(Plotting code records)

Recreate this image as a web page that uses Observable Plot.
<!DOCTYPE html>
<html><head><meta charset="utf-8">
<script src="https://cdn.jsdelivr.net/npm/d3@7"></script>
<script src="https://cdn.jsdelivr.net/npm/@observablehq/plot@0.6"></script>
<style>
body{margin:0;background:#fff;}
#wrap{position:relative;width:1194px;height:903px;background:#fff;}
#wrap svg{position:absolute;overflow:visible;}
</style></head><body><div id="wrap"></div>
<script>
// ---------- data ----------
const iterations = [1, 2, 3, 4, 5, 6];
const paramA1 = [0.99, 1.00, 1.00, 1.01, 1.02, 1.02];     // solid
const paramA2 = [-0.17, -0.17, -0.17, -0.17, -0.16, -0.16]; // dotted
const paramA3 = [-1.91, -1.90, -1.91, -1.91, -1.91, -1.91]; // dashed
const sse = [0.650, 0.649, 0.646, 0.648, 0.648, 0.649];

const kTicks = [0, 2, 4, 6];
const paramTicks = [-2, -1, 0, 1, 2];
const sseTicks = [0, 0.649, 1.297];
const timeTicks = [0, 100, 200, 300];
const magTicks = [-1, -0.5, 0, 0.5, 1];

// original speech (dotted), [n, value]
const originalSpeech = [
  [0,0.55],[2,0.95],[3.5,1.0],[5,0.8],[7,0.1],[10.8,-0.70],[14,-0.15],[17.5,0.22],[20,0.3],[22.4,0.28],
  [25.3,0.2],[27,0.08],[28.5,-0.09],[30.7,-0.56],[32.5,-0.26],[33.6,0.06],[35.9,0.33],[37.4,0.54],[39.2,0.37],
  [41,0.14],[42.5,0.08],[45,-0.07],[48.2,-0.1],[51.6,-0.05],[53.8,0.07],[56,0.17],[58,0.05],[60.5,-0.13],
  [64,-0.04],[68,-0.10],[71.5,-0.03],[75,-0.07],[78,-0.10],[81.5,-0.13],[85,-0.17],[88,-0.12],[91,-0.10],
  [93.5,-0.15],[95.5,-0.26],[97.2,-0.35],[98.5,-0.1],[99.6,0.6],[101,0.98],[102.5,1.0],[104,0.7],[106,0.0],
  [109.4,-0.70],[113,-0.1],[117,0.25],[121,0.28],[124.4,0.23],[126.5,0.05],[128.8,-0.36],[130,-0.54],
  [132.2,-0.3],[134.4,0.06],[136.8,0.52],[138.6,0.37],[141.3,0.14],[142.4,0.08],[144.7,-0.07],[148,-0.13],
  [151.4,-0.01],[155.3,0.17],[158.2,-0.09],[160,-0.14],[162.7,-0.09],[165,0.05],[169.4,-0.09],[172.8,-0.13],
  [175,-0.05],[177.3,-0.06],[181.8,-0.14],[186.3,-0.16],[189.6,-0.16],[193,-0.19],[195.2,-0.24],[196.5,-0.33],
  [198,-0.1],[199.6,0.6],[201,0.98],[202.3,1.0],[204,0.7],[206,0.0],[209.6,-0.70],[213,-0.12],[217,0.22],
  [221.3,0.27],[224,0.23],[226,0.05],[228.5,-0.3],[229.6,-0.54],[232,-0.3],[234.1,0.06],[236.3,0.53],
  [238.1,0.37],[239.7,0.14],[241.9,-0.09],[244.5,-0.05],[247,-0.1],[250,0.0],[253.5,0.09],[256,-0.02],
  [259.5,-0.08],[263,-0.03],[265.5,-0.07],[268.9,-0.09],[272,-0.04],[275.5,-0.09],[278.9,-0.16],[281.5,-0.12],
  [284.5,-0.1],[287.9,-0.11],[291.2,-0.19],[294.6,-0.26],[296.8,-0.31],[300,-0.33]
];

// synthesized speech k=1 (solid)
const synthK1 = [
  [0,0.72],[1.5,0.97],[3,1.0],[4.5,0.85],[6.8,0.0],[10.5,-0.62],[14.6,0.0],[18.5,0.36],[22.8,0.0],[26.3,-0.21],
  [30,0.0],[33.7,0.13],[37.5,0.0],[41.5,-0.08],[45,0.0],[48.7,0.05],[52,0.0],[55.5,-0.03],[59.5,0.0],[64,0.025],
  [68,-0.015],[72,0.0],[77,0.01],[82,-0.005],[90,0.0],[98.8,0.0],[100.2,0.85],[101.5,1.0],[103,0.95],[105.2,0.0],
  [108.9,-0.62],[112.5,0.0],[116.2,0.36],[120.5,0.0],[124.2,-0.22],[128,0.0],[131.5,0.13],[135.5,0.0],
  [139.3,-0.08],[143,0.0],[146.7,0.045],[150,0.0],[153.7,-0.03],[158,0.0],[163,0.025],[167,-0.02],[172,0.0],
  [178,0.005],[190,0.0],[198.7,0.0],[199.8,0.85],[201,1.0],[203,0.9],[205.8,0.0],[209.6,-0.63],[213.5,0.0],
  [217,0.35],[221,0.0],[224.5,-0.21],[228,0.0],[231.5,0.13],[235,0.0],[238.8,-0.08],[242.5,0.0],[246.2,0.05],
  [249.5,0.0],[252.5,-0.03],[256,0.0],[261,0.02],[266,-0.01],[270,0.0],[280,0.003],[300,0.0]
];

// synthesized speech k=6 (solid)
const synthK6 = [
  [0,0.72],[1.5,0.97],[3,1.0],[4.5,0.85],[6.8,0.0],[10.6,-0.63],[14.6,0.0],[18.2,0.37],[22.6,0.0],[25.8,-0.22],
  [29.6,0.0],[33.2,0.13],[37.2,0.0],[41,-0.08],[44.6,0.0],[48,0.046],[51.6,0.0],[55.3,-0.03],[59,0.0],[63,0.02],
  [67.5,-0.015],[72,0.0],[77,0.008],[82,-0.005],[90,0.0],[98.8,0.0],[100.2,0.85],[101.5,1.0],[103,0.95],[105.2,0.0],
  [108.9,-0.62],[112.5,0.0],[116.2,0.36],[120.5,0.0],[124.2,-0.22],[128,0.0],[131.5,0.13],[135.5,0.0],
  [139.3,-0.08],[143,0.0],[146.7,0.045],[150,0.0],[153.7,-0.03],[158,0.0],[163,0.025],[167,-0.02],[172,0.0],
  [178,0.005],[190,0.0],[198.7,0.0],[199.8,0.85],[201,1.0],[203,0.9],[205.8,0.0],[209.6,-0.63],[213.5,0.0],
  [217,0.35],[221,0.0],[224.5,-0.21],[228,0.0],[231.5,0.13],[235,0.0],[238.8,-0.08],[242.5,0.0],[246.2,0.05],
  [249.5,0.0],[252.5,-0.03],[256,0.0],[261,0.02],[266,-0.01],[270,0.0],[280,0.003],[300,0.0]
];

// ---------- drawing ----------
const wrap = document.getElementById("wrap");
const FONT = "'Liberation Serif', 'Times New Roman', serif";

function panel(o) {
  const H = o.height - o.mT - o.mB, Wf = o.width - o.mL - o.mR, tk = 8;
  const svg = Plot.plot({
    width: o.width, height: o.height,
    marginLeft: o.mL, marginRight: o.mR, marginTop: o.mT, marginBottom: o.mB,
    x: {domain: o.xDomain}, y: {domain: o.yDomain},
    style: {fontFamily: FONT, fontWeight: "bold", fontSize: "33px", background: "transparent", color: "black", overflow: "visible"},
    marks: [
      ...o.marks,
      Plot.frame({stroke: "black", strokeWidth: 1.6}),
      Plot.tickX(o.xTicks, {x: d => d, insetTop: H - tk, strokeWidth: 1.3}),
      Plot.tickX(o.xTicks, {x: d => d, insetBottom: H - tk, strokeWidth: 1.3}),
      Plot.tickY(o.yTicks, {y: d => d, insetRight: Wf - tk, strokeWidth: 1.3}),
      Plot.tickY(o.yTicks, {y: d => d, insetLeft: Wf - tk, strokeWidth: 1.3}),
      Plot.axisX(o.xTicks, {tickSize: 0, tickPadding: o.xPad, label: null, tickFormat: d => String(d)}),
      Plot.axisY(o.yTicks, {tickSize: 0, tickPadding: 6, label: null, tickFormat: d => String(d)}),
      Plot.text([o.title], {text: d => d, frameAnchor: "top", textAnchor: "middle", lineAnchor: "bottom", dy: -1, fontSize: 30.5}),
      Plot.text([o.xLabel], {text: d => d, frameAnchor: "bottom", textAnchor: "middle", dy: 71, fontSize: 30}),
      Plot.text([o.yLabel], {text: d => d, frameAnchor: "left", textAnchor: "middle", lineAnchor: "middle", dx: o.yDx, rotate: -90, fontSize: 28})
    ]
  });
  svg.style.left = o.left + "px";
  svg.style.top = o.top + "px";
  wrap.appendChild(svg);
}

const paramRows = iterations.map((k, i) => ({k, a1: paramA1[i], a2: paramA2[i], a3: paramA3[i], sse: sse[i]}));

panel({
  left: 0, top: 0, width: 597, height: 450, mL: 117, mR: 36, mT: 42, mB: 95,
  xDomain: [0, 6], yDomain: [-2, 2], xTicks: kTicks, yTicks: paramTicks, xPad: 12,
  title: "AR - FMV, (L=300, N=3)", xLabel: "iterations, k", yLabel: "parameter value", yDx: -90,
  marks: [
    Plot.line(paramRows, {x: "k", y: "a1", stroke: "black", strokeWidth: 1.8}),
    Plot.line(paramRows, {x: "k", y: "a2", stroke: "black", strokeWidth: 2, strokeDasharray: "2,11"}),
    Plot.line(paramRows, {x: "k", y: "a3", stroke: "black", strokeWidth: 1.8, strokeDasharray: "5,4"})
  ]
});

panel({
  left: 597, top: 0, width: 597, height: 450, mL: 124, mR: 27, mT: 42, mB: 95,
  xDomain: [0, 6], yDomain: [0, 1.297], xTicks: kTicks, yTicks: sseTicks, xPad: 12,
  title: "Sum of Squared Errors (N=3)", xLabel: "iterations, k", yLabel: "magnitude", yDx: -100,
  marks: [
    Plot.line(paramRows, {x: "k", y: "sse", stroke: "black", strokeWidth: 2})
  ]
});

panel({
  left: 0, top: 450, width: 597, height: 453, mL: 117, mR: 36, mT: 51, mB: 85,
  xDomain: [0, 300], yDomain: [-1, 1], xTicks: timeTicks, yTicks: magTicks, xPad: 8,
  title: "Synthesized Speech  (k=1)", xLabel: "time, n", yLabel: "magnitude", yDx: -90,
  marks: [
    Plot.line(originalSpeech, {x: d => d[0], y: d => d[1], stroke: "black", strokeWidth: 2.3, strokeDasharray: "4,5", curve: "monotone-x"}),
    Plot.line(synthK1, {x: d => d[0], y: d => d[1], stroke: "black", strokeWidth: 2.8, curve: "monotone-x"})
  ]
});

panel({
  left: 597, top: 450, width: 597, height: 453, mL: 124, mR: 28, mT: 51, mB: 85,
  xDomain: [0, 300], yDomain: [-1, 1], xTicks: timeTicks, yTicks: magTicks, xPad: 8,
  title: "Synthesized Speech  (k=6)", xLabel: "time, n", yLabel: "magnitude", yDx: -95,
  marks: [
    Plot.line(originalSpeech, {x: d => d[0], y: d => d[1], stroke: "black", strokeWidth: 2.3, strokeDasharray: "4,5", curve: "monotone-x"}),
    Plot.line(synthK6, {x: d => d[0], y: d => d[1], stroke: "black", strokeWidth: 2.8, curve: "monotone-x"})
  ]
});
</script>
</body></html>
* * *
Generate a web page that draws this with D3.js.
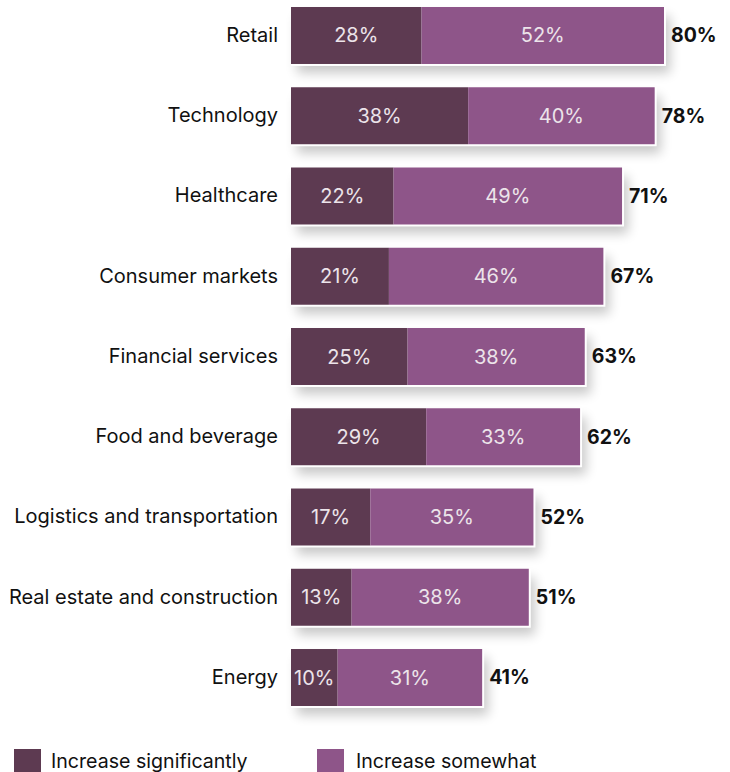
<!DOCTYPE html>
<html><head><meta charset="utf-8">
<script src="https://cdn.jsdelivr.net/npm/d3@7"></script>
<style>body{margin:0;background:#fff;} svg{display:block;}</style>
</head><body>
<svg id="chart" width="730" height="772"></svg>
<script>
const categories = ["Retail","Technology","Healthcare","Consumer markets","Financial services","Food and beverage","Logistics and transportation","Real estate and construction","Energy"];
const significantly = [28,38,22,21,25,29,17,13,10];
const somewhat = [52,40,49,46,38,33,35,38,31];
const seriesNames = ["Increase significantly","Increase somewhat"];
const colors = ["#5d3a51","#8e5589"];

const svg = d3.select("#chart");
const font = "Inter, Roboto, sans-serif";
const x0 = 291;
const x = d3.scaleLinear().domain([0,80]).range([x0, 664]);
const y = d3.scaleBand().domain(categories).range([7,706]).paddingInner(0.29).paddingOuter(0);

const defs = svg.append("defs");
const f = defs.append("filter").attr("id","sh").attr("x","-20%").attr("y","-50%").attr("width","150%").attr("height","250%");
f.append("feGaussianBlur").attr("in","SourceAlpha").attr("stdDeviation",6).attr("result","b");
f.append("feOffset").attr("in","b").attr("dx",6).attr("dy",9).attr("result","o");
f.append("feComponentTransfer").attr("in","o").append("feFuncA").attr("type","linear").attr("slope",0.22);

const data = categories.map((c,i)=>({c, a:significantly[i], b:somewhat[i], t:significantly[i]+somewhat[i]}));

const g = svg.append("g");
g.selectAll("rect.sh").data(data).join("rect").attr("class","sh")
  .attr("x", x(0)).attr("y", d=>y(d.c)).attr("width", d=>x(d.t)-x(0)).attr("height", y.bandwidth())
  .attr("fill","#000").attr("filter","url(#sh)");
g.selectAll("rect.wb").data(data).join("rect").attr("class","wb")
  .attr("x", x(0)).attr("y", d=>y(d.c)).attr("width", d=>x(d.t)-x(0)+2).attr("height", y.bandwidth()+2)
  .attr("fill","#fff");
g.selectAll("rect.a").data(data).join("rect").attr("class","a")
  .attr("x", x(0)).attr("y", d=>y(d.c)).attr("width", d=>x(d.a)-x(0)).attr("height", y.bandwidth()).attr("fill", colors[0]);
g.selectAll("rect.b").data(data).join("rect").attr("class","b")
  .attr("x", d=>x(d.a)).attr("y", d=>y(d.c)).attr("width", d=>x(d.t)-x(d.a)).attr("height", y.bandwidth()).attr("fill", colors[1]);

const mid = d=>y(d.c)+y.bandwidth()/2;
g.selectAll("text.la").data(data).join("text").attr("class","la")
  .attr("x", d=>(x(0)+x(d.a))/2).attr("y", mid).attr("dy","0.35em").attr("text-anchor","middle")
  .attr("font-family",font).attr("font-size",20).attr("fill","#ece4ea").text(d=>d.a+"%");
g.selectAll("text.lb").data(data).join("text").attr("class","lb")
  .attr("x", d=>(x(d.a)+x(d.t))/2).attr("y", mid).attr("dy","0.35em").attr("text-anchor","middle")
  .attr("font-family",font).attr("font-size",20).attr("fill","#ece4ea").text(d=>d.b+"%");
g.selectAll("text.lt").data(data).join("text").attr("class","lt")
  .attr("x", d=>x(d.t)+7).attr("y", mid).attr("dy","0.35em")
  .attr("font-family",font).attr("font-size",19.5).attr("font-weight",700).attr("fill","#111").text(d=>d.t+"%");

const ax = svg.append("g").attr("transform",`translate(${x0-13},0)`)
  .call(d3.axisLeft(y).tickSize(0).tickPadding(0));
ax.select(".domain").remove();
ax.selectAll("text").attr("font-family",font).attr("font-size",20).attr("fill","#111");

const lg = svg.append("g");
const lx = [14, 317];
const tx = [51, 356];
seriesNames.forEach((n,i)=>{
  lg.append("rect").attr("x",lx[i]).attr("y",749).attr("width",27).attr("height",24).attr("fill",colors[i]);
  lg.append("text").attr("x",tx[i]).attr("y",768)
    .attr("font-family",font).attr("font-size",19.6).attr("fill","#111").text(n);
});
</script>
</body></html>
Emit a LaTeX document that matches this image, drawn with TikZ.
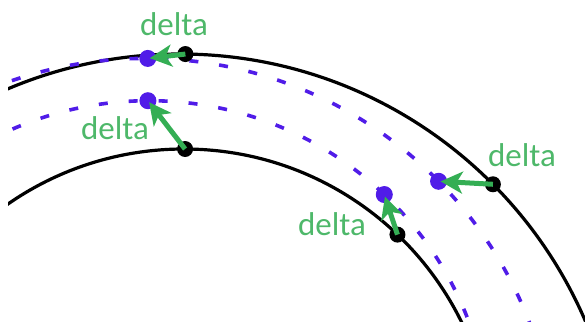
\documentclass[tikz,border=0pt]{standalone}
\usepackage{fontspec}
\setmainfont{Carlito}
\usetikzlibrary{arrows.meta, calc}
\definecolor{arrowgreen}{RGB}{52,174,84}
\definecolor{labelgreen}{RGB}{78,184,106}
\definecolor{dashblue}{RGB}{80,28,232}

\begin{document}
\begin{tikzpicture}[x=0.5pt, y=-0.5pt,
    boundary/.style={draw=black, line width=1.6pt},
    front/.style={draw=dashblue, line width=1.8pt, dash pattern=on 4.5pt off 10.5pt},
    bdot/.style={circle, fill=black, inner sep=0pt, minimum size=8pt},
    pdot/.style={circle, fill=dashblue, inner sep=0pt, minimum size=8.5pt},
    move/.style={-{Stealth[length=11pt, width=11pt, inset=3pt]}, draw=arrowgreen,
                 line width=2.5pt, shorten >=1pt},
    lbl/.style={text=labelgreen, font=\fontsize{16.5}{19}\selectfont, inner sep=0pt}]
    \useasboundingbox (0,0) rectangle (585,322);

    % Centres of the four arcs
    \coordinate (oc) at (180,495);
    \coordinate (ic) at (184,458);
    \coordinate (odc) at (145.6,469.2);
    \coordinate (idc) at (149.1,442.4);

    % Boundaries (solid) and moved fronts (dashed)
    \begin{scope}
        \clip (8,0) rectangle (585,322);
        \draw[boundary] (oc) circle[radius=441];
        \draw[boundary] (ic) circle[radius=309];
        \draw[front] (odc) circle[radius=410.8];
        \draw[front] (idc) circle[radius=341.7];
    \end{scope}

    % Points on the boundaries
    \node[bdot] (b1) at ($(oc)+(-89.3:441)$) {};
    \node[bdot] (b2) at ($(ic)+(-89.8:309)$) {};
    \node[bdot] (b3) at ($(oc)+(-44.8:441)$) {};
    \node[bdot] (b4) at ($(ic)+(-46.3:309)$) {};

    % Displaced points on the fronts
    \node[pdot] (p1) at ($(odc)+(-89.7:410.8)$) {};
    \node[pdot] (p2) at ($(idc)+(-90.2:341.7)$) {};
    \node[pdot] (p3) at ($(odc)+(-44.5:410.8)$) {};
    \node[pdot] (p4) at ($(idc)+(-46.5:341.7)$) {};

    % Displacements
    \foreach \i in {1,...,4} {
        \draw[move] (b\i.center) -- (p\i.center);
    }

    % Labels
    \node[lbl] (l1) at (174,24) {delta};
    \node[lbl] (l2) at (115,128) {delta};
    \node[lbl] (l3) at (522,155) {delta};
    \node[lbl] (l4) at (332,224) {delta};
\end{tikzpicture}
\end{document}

▶ DIRECTION: Each line from the line with "Recreate this image" to the line with "const magTicks = [-1, -0.5, 0, 0.5, 1];" is to be echoed exactly; both boundary lines are included, and nothing else is to be output.

▶ WRITTEN ANSWER:
Recreate this image as a web page that uses Observable Plot.
<!DOCTYPE html>
<html><head><meta charset="utf-8">
<script src="https://cdn.jsdelivr.net/npm/d3@7"></script>
<script src="https://cdn.jsdelivr.net/npm/@observablehq/plot@0.6"></script>
<style>
body{margin:0;background:#fff;}
#wrap{position:relative;width:1194px;height:903px;background:#fff;}
#wrap svg{position:absolute;overflow:visible;}
</style></head><body><div id="wrap"></div>
<script>
// ---------- data ----------
const iterations = [1, 2, 3, 4, 5, 6];
const paramA1 = [0.99, 1.00, 1.00, 1.01, 1.02, 1.02];     // solid
const paramA2 = [-0.17, -0.17, -0.17, -0.17, -0.16, -0.16]; // dotted
const paramA3 = [-1.91, -1.90, -1.91, -1.91, -1.91, -1.91]; // dashed
const sse = [0.650, 0.649, 0.646, 0.648, 0.648, 0.649];

const kTicks = [0, 2, 4, 6];
const paramTicks = [-2, -1, 0, 1, 2];
const sseTicks = [0, 0.649, 1.297];
const timeTicks = [0, 100, 200, 300];
const magTicks = [-1, -0.5, 0, 0.5, 1];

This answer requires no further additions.